• **What the exercise asks**
Do not copy the pictures; transcribe all other material exactly.

+ + +

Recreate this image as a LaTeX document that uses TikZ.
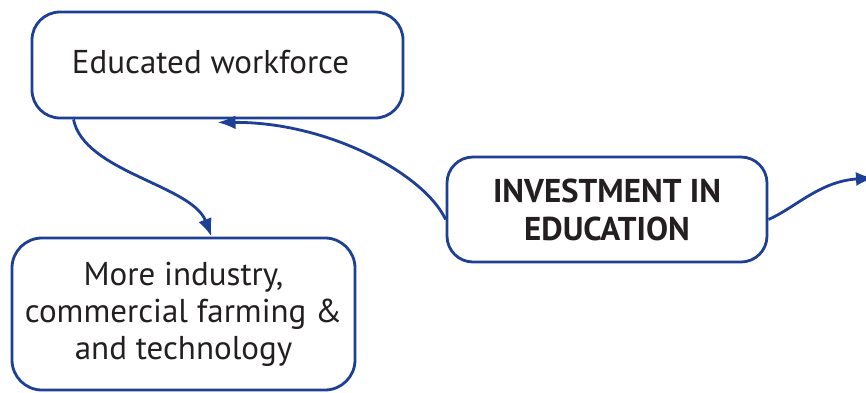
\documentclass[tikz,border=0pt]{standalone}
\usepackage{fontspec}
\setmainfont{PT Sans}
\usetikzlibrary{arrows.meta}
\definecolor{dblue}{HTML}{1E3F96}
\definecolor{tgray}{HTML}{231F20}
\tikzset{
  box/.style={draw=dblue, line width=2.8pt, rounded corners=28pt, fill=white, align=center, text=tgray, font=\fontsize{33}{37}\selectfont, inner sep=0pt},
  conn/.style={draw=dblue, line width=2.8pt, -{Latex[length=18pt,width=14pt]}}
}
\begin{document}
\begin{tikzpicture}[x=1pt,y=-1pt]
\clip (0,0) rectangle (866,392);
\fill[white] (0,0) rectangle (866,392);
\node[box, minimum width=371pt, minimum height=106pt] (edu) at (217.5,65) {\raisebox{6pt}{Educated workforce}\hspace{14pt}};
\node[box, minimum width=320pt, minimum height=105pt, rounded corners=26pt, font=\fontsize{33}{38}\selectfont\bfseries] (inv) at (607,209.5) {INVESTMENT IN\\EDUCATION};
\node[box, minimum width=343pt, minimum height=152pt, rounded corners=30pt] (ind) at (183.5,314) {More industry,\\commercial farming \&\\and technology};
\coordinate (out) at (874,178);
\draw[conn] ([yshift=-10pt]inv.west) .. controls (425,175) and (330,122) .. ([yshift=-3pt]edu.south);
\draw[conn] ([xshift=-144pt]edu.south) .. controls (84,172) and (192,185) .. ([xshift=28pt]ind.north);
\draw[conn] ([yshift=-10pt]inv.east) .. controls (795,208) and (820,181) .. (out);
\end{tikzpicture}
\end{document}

+ + +

• **Response**
Recreate this image as a LaTeX document that uses TikZ.
\documentclass[tikz,border=0pt]{standalone}
\usepackage{fontspec}
\setmainfont{PT Sans}
\usetikzlibrary{arrows.meta}
\definecolor{dblue}{HTML}{1E3F96}
\definecolor{tgray}{HTML}{231F20}
\tikzset{
  box/.style={draw=dblue, line width=2.8pt, rounded corners=28pt, fill=white, align=center, text=tgray, font=\fontsize{33}{37}\selectfont, inner sep=0pt},
  conn/.style={draw=dblue, line width=2.8pt, -{Latex[length=18pt,width=14pt]}}
}
\begin{document}
\begin{tikzpicture}[x=1pt,y=-1pt]
\clip (0,0) rectangle (866,392);
\fill[white] (0,0) rectangle (866,392);
\node[box, minimum width=371pt, minimum height=106pt] (edu) at (217.5,65) {\raisebox{6pt}{Educated workforce}\hspace{14pt}};
\node[box, minimum width=320pt, minimum height=105pt, rounded corners=26pt, font=\fontsize{33}{38}\selectfont\bfseries] (inv) at (607,209.5) {INVESTMENT IN\\EDUCATION};
\node[box, minimum width=343pt, minimum height=152pt, rounded corners=30pt] (ind) at (183.5,314) {More industry,\\commercial farming \&\\and technology};
\coordinate (out) at (874,178);
\draw[conn] ([yshift=-10pt]inv.west) .. controls (425,175) and (330,122) .. ([yshift=-3pt]edu.south);
\draw[conn] ([xshift=-144pt]edu.south) .. controls (84,172) and (192,185) .. ([xshift=28pt]ind.north);
\draw[conn] ([yshift=-10pt]inv.east) .. controls (795,208) and (820,181) .. (out);
\end{tikzpicture}
\end{document}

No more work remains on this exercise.